海外のストリーミングでKanyeとのジョイントライブを観て衝撃を受けて、後でLauryn Hillのバックでピアノ弾いてた事を知って2度ビックリ(そう言えば彼女のunplugged盤も横顔ジャケだな)。
いざCDを聴いてみたら、僕の大好きな最近の黒人音楽のback to melody傾向が非常に強くて3度ビックリ。
そしてジャケットのものすごい横顔っぷりに4度ビックリ。
ルックスが良い点も買われたのか、今GAPのCMにも出てますね。GAPのCMシリーズはこれまた僕の大フェイバリットなので、ここで5度目のビックリ。まさにビックリ5つ星のアルバム。中でも「Ordinary People」が最高。この曲の12inchのジャケは正面顔だけどイカしてます。
今年のGWに来日していたのですごくライブ行きたかったんだけれど、レコーディングが入ってしまっていて残念ながら行けませんでした。今度来る時にはとんでもなくビッグなアーティストになってるんだろうな。何せ源氏名にLegendなんて付けるくらいだから。
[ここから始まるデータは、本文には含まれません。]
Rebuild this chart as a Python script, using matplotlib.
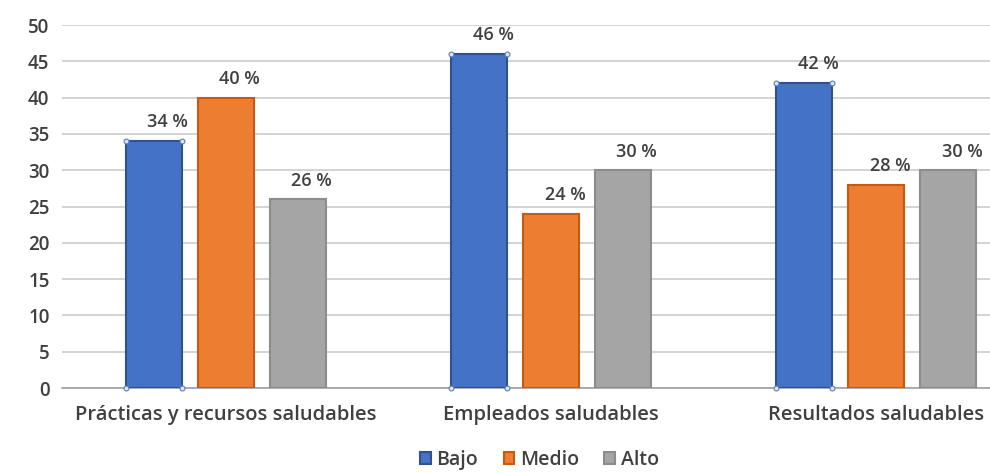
import matplotlib
matplotlib.use("Agg")
import matplotlib.pyplot as plt
import numpy as np

categories = ["Prácticas y recursos saludables", "Empleados saludables", "Resultados saludables"]
series_names = ["Bajo", "Medio", "Alto"]
bajo = [34, 46, 42]
medio = [40, 24, 28]
alto = [26, 30, 30]
y_ticks = [0, 5, 10, 15, 20, 25, 30, 35, 40, 45, 50]

colors = ["#4472C4", "#ED7D31", "#A5A5A5"]
edges = ["#2F528F", "#C55A11", "#8C8C8C"]
text_color = "#404040"

plt.rcParams["font.family"] = ["Open Sans", "DejaVu Sans"]

fig = plt.figure(figsize=(9.9, 4.73), dpi=100)
ax = fig.add_axes([0.0626, 0.1797, 0.9374, 0.7673])

x = np.arange(len(categories))
width = 0.172
step = 0.221

for i, (vals, name) in enumerate(zip([bajo, medio, alto], series_names)):
    pos = x + (i - 1) * step
    ax.bar(pos, vals, width, color=colors[i], edgecolor=edges[i],
           linewidth=1.5, label=name, zorder=3)
    for p, v in zip(pos, vals):
        ax.annotate(f"{v} %", (p, v), xytext=(10, 7), textcoords="offset points",
                    ha="center", va="bottom", fontsize=13, color=text_color,
                    fontweight="semibold")
    if i == 0:
        # selection handles at the corners of the blue bars
        for p, v in zip(pos, vals):
            ax.plot([p - width / 2, p + width / 2, p - width / 2, p + width / 2],
                    [v, v, 0, 0], "o", ms=3.5, mfc="#DCE6F2", mec="#5B7FB8",
                    mew=0.8, zorder=4, clip_on=False)

ax.set_ylim(0, 50)
ax.set_xlim(-0.504, 2.35)
ax.set_yticks(y_ticks)
ax.set_xticks(x)
ax.set_xticklabels(categories, fontsize=14.5, color=text_color, fontweight="semibold")
ax.tick_params(axis="y", labelsize=13.5, colors=text_color, length=0, pad=9)
for t in ax.get_yticklabels():
    t.set_fontweight("semibold")
ax.tick_params(axis="x", length=0, pad=12)
ax.grid(axis="y", color="#D0D0D0", linewidth=1.3, zorder=0)
for s in ["top", "right", "left"]:
    ax.spines[s].set_visible(False)
ax.spines["bottom"].set_color("#A0A0A0")
ax.spines["bottom"].set_linewidth(1.2)
ax.set_axisbelow(True)

leg = fig.legend(loc="lower center", bbox_to_anchor=(0.545, -0.03), ncol=3,
                 frameon=False, prop={"size": 14, "weight": "semibold"},
                 handlelength=0.55, handleheight=0.55,
                 handletextpad=0.3, columnspacing=1.3)
for t in leg.get_texts():
    t.set_color(text_color)

fig.savefig("out.png", dpi=100, facecolor="white")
僕もそういう派手な芸名でもつけて笑われてみようかな。
Common / Be
鼻タレ時分の小さい頃から、ジャケットが黒人の横顔のCDを見つけると、試聴もせずにそのままジャケ買いしてしまうという悪いクセがありまして。近頃はインターネットで買い物が出来る便利な時代になったので、さらにジャケ買いが止まらなくて仕方ありません。しかも大抵ハズレが無いので、僕の中ではすでに「黒人の横顔ジャケCDは中身が良い」という強固な理論が確立されてます。僕もLaughin’ジャケで顔を黒く塗って横向こうかなと思いましたが、ラッツ&スターの新作と思われるのが関の山なのでやめました。
Kanye Westはまさにその法則を知ってやがりまして、自分名義のCDは訳の分からない被りモノを被っているくせに、いざ他のアーティストをプロデュースする時は「横顔でも撮っておけ」とスタッフに言っているに違いありません。
という訳で僕が好きな「黒人横顔ジャケの法則」シリーズ、1枚目はCommon『Be』。タイトルが「Be」だけあって、まさに原点回帰。前作では時代の要請もあって細か過ぎる打ち込みやギミックばかりだったけれど、今回はバッチリsoul & Hip Hop。特に1曲目「intro」は本当にヤバい。Laughin’作ってる時に一番よく聴いてたアルバムかも。